Monograms




USMA Napkin Ring Earl Shuman Gruver Class of 1923 Sterling Silver

. USMA Napkin Ring Earl Shuman Gruver Class of 1923 Sterling Silver

code: n1329

American sterling silver napkin ring by L. H. Markowitz of New York City for the United Stated Military Academy at West Point, New York. This was the West Point Mess napkin ring of Cadet Earl Shuman Gruver, class of 1923. It weighs 50 grams or 1.6 ozs. Troy and is 1 3/4" in diameter and 1 1/4" tall. It has a textured surface. Inscribed as described above, the soft, warm, original finish is present, with no buffing or machine polishing. The excellent original condition and clear detail, with no removals, repairs or alterations, make this an especially attractive offering Major General Earl S. Gruver was born in Easton, Pennsylvania in 1898. He was an enlisted man in WWI, securing an appointment to West Point from Pennsylvania after the War. He graduated from the Point in 1923. From 1929 until 1935, General Gruver was a gunnery test officer at Aberdeen Proving Ground and then helped provide Ordnance support for mechanized cavalry at Fort Eustis, Virginia and Fort Knox, Kentucky. He returned to West Point as an instructor in ordnance and gunnery for several years, and then attended the Command and General Staff College, completing the course there in 1938. Several other assignments at Fort Benning and Fort Knox followed, and in 1942 he became the Ordnance Officer for the U.S. Military Mission in Cairo, Egypt.

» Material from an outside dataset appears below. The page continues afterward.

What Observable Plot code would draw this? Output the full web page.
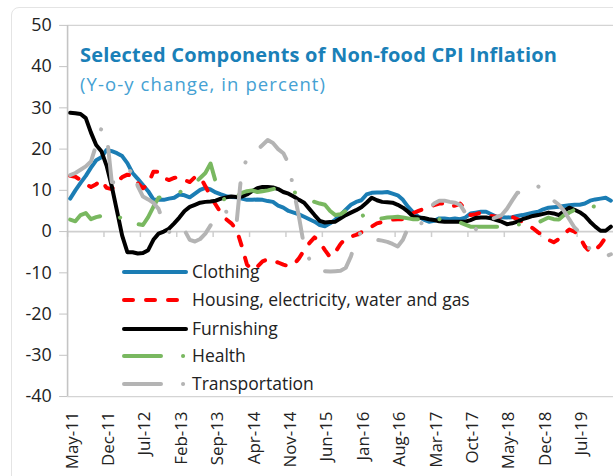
<!DOCTYPE html>
<html><head><meta charset="utf-8">
<script src="https://cdn.jsdelivr.net/npm/d3@7"></script>
<script src="https://cdn.jsdelivr.net/npm/@observablehq/plot@0.6"></script>
<style>
html,body{margin:0;padding:0;background:#fff;overflow:hidden;width:613px;height:476px;}
#wrap{position:relative;width:613px;height:476px;overflow:hidden;font-family:"Open Sans",sans-serif;}
#border{position:absolute;left:11px;top:7px;width:720px;height:600px;border:1px solid #e4e4e4;border-radius:8px;}
#chart{position:absolute;left:0;top:0;}
#title{position:absolute;left:80px;top:41px;font-weight:700;font-size:20px;color:#1a80b8;white-space:nowrap;letter-spacing:0.2px;}
#subtitle{position:absolute;left:80px;top:71px;font-size:18.5px;color:#45a1d3;white-space:nowrap;letter-spacing:1.1px;}
#legend{position:absolute;left:0;top:0;}
</style></head>
<body><div id="wrap"><div id="border"></div><div id="chart"></div>
<div id="title">Selected Components of Non-food CPI Inflation</div>
<div id="subtitle">(Y-o-y change, in percent)</div>
<svg id="legend" width="613" height="476"></svg></div>
<script>
// Monthly categories: May-11 (index 0) ... Jan-20 (index 104)
const tickLabels = ["May-11","Dec-11","Jul-12","Feb-13","Sep-13","Apr-14","Nov-14","Jun-15","Jan-16","Aug-16","Mar-17","Oct-17","May-18","Dec-18","Jul-19"];
const labelEvery = 7;
const yTicks = [-40,-30,-20,-10,0,10,20,30,40,50];

const clothing = [8,10,11.8,13.5,15.5,17.3,18,19.8,19.5,19,18.3,16.6,14.2,12.8,11.3,9.8,7.8,7.7,7.7,8,
8.2,9,8.8,8.3,9.2,10.1,10.6,10.2,9.5,9,8.6,8.4,8.3,8,7.7,7.7,7.8,7.7,7.4,7.2,
6.3,5.8,5,4.6,4.2,3.6,3,2.4,1.6,1.3,2,2.9,4,5.3,6.5,7.2,7.6,9,9.4,9.5,
9.5,9.6,9.2,8.8,7.7,6,4.6,3.6,2.9,2.4,2.6,3.2,3.2,3,3.2,3,3.4,4.4,4.6,4.8,
4.8,4.2,3.6,3.5,3.4,3.5,3.8,4,4.3,4.6,4.8,5.4,5.8,5.9,6,6.2,6.4,6.5,6.5,6.8,
7.5,7.8,8,8.2,7.5];
const housing = [13.5,13.3,12.5,11.5,10.8,11.5,12.5,10.6,10.3,12,13.2,13.8,13.5,11.8,10.5,11.5,14.5,14.5,13,12.5,
13,13.3,12.5,12,13.2,13.3,11,8.5,6.5,4.5,3,2,0.5,-3.5,-8,-9.3,-8.5,-7.2,-6.7,-7.2,
-7.5,-8,-8.4,-8,-6.5,-4.5,-2.8,-1.4,-2.6,-4.5,-6.2,-5,-3,-1.6,-1.2,-0.8,-0.2,0.8,1.2,2,
2.3,2.6,2.9,3,3,3.4,4.5,5,5.5,6,6.4,6.8,6.8,6,6.3,6.8,5.5,4,4.2,4.6,
4.2,3.8,3.6,3.6,3.6,3.6,3,2.4,1.6,0.8,-0.2,-1,-2,-2.6,-1.8,-0.5,0.5,0,-1.3,-3.6,
-5,-4.5,-3.2,-1.4,0];
const furnishing = [28.8,28.7,28.5,27.5,24,21,19.5,16,11,5,-1,-5,-5,-5.3,-5.2,-4.5,-2,-0.5,0,0.7,
2,3.4,5,6,6.5,7,7.2,7.3,7.5,8,8.3,8.5,8.4,8.5,9,9.8,10.5,10.8,10.8,10.7,
10.3,9.6,9.2,8.5,7.7,7,5.5,4,2.6,2.2,2.3,2.4,3.2,4,4.6,5.2,5.9,7,8.2,7.6,
7.2,7.1,7,6.5,5.8,4.8,3.6,3.4,3.3,3,2.8,2.5,2.4,2.4,2.4,2.4,2.4,2.8,3.3,3.4,
3.4,3.2,2.8,2.4,1.8,2,2.4,3,3.4,3.8,4,4.3,4.6,4.4,4,5,5.8,5.3,4.7,3.8,
2.4,1.2,0.2,0.2,1.2];
const health = [2.9,2.5,4,4.5,3,3.5,3.8,4.2,4.6,4,3,3.5,3,1.8,1.6,3.5,6,8.2,8.5,9,
9.2,9.4,10.5,11,11.8,13,14.2,16.5,12,10,6.5,7.7,8.5,9.4,9.8,10,9.6,9.8,10,10.3,
10.6,10,9.6,9.5,9.4,8.4,7.5,7.2,6.8,6.5,5,4,4.2,5,5.5,5.8,4.5,2.5,2.8,3,
3.2,3.4,3.5,3.6,3.4,3.2,3,3,3,3.2,3.4,3,2.8,2.4,2.3,2.2,1.7,1.2,1.2,1.2,
1.2,1.2,1.2,1.2,1.3,1.5,1.7,1.7,1.8,2,2.2,2.8,3.4,3,2.9,4,4.6,5.3,6,6.5,
6.3,6,6.5,7,5.3];
const transportation = [13.7,14.2,15,15.8,17,21,25,24,12,11.8,12.5,13.5,15.5,11,8.5,7.8,7,5.5,2,0,
-1.2,0,0.3,-2,-2.4,-1.8,-0.5,1.5,3.8,4.2,4.8,5,2,15,17.5,18.5,19.8,21,22.2,21.5,
20,19,16.5,10,3.6,-3.6,-6.7,-8.5,-9.6,-9.6,-9.7,-9.6,-9.5,-8.8,-6,-2,0,-1.2,-1.5,-2,
-2.2,-2.5,-3,-3.6,-2,1,1,0.8,3,5.5,6.8,7.5,7.5,7.2,7,6.5,4.5,2,0.5,2.2,
2.4,3,3.5,4,5.5,7.5,9.4,9.5,9.6,10.5,11,9.5,8.2,7.5,6.5,5,3,1,-0.2,-2.5,
-4.3,-5,-5.5,-6,-5.5];

const series = [
  {name:"Clothing", values: clothing, color:"#1b7db4", dash:null},
  {name:"Housing, electricity, water and gas", values: housing, color:"#ff0000", dash:"9,13"},
  {name:"Furnishing", values: furnishing, color:"#000000", dash:null},
  {name:"Health", values: health, color:"#79b860", dash:"37,22,0.1,22"},
  {name:"Transportation", values: transportation, color:"#b4b4b4", dash:"37,22,0.1,22"}
];

const n = clothing.length;
const labelIdx = tickLabels.map((_, k) => k * labelEvery);
const tickPos = d3.range(0, n, labelEvery).map(i => i - 0.5);
const font = '"Open Sans", sans-serif';

const lineMarks = series.map(s => Plot.line(s.values.map((v, i) => ({i, v})), {
  x: "i", y: "v", stroke: s.color, strokeWidth: 4,
  strokeDasharray: s.dash || undefined, strokeLinecap: "round", strokeLinejoin: "round"
}));

const chart = Plot.plot({
  width: 616, height: 476,
  marginLeft: 67.4, marginRight: 0, marginTop: 25, marginBottom: 78,
  style: {fontFamily: font, fontSize: "16px", background: "transparent", overflow: "visible"},
  x: {domain: [-0.5, n - 0.5], axis: null},
  y: {domain: [d3.min(yTicks), d3.max(yTicks)], axis: null},
  marks: [
    Plot.ruleY([d3.max(yTicks), d3.min(yTicks)], {stroke: "#d4d4d4", strokeWidth: 1.3}),
    Plot.ruleY([0], {stroke: "#cfcfcf", strokeWidth: 1.6}),
    Plot.ruleX(tickPos, {y1: 0, y2: 0, insetBottom: -6, stroke: "#cfcfcf", strokeWidth: 1.5}),
    Plot.ruleX([-0.5], {stroke: "#c4c4c4", strokeWidth: 1.6}),
    Plot.axisY({ticks: yTicks, tickSize: 8, tickPadding: 8, tickFormat: d => String(d), label: null,
      stroke: "#c4c4c4", fill: "#222", fontSize: 18}),
    Plot.axisX({ticks: labelIdx, tickSize: 0, tickPadding: 15, tickRotate: -90, label: null, dx: 2,
      tickFormat: i => tickLabels[i / labelEvery], fill: "#222", fontSize: 17}),
    ...lineMarks
  ]
});
document.getElementById("chart").appendChild(chart);

// Legend (transparent, inside plot area)
const leg = d3.select("#legend");
const rowY = [272, 300, 329, 356, 384];
series.forEach((s, k) => {
  const g = leg.append("g").attr("transform", `translate(0,${rowY[k]})`);
  g.append("line").attr("x1", 124).attr("x2", 186)
    .attr("stroke", s.color).attr("stroke-width", 4)
    .attr("stroke-linecap", "round")
    .attr("stroke-dasharray", s.dash || null);
  g.append("text").attr("x", 192).attr("y", 0).attr("dy", "0.35em")
    .attr("font-family", font).attr("font-size", 17.5).attr("fill", "#222").text(s.name);
});
</script></body></html>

He later was responsible for the depots, shops, and schools which supported the British Eighth Army with U.S. materiel, including the supervision of maintenance on all equipment. Transferred to England late in 1944 as Deputy Ordnance Officer for the Services of Supply Headquarters, he also prepared plans for the invasion of Europe as Chief of the Planning Division, Ordnance Section. He was Chief of the Industrial Activities Division in the Office of the Under Secretary of War from 1945 to 1946, and then served in Panama as Ordnance Officer, Panama Canal Department, and later as Ordnance Officer, U.S. Army Caribbean. General Gruver retired in 1955, and died in 1963.